Johanna Burton is the Maurice Marciano Director of the Museum of Contemporary Art (MOCA), Los Angeles. Since joining MOCA in 2021, she has spearheaded initiatives to support artists, audiences, and staff, including re-launching the MOCA: Focus exhibition series; prioritizing public and community engagement efforts; deepening the museum’s commitment to the environment and sustainability by establishing the Eric and Wendy Schmidt Environment and Art Prize; and embarking upon the historic “MAC3” collaboration between MOCA, the Hammer Museum, and the Los Angeles County Museum of Art, with philanthropist Jarl Mohn. Burton has been active in the contemporary art field for over 20 years, including more than a decade of leadership experience in major museums and prominent arts and education institutions. An art historian, curator, writer, and educator, Burton has curated major thematic exhibitions such as “Trigger: Gender as a Tool and Weapon” (2017) at the New Museum, and “Take it or Leave It: Institution, Image, Ideology”(2014) at the Hammer Museum, Los Angeles, along with major monographic exhibitions with artists including Jeffrey Gibson, Simone Leigh, Sherrie Levine, and Haim Steinbach.

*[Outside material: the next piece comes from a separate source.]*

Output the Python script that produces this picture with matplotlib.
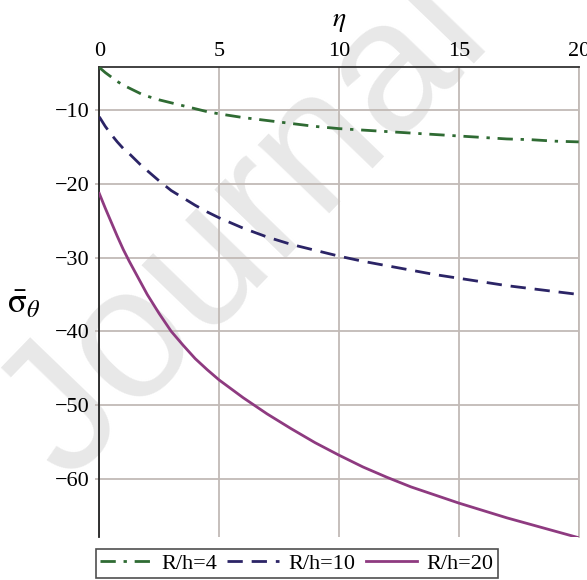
import numpy as np
import matplotlib.pyplot as plt

# Data
eta = [0, 0.25, 0.5, 0.75, 1, 1.25, 1.5, 1.75, 2, 2.5, 3, 3.5, 4, 4.5, 5,
       6, 7, 8, 9, 10, 11, 12, 13, 14, 15, 16, 17, 18, 19, 20]
sig_rh4 = [-4.2, -4.9, -5.5, -6.1, -6.6, -7.0, -7.4, -7.8, -8.1, -8.6, -9.0, -9.4, -9.8, -10.2, -10.5,
           -11.0, -11.4, -11.8, -12.2, -12.5, -12.7, -12.9, -13.1, -13.3, -13.5, -13.7, -13.9, -14.0, -14.2, -14.3]
sig_rh10 = [-10.9, -12.2, -13.3, -14.3, -15.2, -15.9, -16.7, -17.5, -18.2, -19.6, -20.9, -21.9, -22.9, -23.8, -24.6,
            -26.0, -27.2, -28.2, -29.0, -29.8, -30.5, -31.1, -31.7, -32.3, -32.8, -33.3, -33.8, -34.2, -34.6, -35.0]
sig_rh20 = [-21.3, -23.3, -25.2, -27.1, -28.9, -30.5, -32.0, -33.5, -35.0, -37.6, -40.0, -41.9, -43.7, -45.2, -46.6,
            -49.0, -51.2, -53.2, -55.1, -56.8, -58.4, -59.8, -61.1, -62.2, -63.3, -64.3, -65.3, -66.2, -67.1, -68.0]
labels = ['R/h=4', 'R/h=10', 'R/h=20']
x_ticks = [0, 5, 10, 15, 20]
y_ticks = [-10, -20, -30, -40, -50, -60]

plt.rcParams['font.family'] = ['Liberation Serif', 'DejaVu Serif']
plt.rcParams['mathtext.fontset'] = 'stix'

W, H = 587, 580
fig = plt.figure(figsize=(W / 100, H / 100), dpi=100)
ax = fig.add_axes([99.3 / W, 1 - 537 / H, (578.7 - 99.3) / W, (537 - 66.7) / H])

grid_c = '#c2bab6'
ax.set_xlim(0, 20)
ax.set_ylim(-67.9, -4.1)
ax.set_xticks(x_ticks)
ax.set_yticks(y_ticks)
ax.grid(True, color=grid_c, lw=1.3)
ax.set_axisbelow(True)

ax.xaxis.tick_top()
ax.tick_params(axis='x', length=0, pad=4, labelsize=16)
ax.tick_params(axis='y', length=3, width=1.2, color=grid_c, pad=4, labelsize=16)

ax.spines['bottom'].set_visible(False)
ax.spines['right'].set_color(grid_c)
ax.spines['right'].set_linewidth(1.3)
ax.spines['top'].set_color('#333333')
ax.spines['left'].set_color('#222222')
ax.spines['top'].set_linewidth(1.3)
ax.spines['left'].set_linewidth(1.3)

# watermark, kept under grid and tick labels
ax.text(245 / W, 1 - 228 / H, 'Journal', transform=fig.transFigure, family='Liberation Sans',
        fontsize=135, color='#e8e8e8', rotation=46, ha='center', va='center',
        clip_on=False, zorder=0.3)

l1, = ax.plot(eta, sig_rh4, color='#2f6b33', lw=2.0, dashes=(5.5, 2.8, 1.2, 2.8), label=labels[0], zorder=3)
l2, = ax.plot(eta, sig_rh10, color='#2b2466', lw=2.0, dashes=(5.5, 3.2), label=labels[1], zorder=3)
l3, = ax.plot(eta, sig_rh20, color='#8e3a80', lw=2.0, label=labels[2], zorder=3)

# axis titles placed directly in figure pixels
fig.text(339 / W, 1 - 22 / H, r'$\eta$', fontsize=20, ha='center', va='center')
fig.text(24 / W, 1 - 305 / H, r'$\bar{\mathrm{\sigma}}_{\theta}$', fontsize=25, ha='center', va='center')

leg = fig.legend(handles=[l1, l2, l3], loc='upper left', bbox_to_anchor=(96 / W, 1 - 549 / H),
                 ncol=3, fontsize=16, frameon=True, fancybox=False, edgecolor='#222222',
                 handlelength=2.3, columnspacing=0.45, handletextpad=0.45, borderpad=0.2,
                 borderaxespad=0)
leg.get_frame().set_linewidth(1.2)

fig.savefig('out.png', dpi=100)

She served as series editor for the New Museum’s Critical Anthologies in Art and Culture (2015–2020), edited the October Files book devoted to Cindy Sherman (2006), and penned catalogue essays for artists including Carol Bove, Wade Guyton, Rachel Harrison, Ellsworth Kelly, Cy Twombly, and Sable Elyse Smith, among many others. Burton’s past posts include tenures as Executive Director of the Wexner Center for the Arts, Columbus, Ohio; Keith Haring Director & Curator of Education and Public Engagement at the New Museum, New York; Director of the Graduate Program at Bard College’s Center for Curatorial Studies (CCS), New York; and Associate Director & Senior Faculty Member at the Whitney Museum’s Independent Study Program (ISP), New York. She was a 2019 Center for Curatorial Leadership (CCL) Fellow.
Johanna Burton

“The terrific range of project proposals we receive each year speaks to the mobile and porous disciplinary boundaries of contemporary art practice, and to the rich and inventive ways writers approach art today. They are alert to the urgent need to expand the conventions of art history and criticism with ideas from other discourses, such as black studies, transnational and diaspora studies, gender and women’s studies, and LGBT studies. The work of lesser known and overlooked artists and art communities continues to be mined, with writers articulating new ways to counter the striking imbalances of race, class and gender that continue to affect the arts and the culture industry.”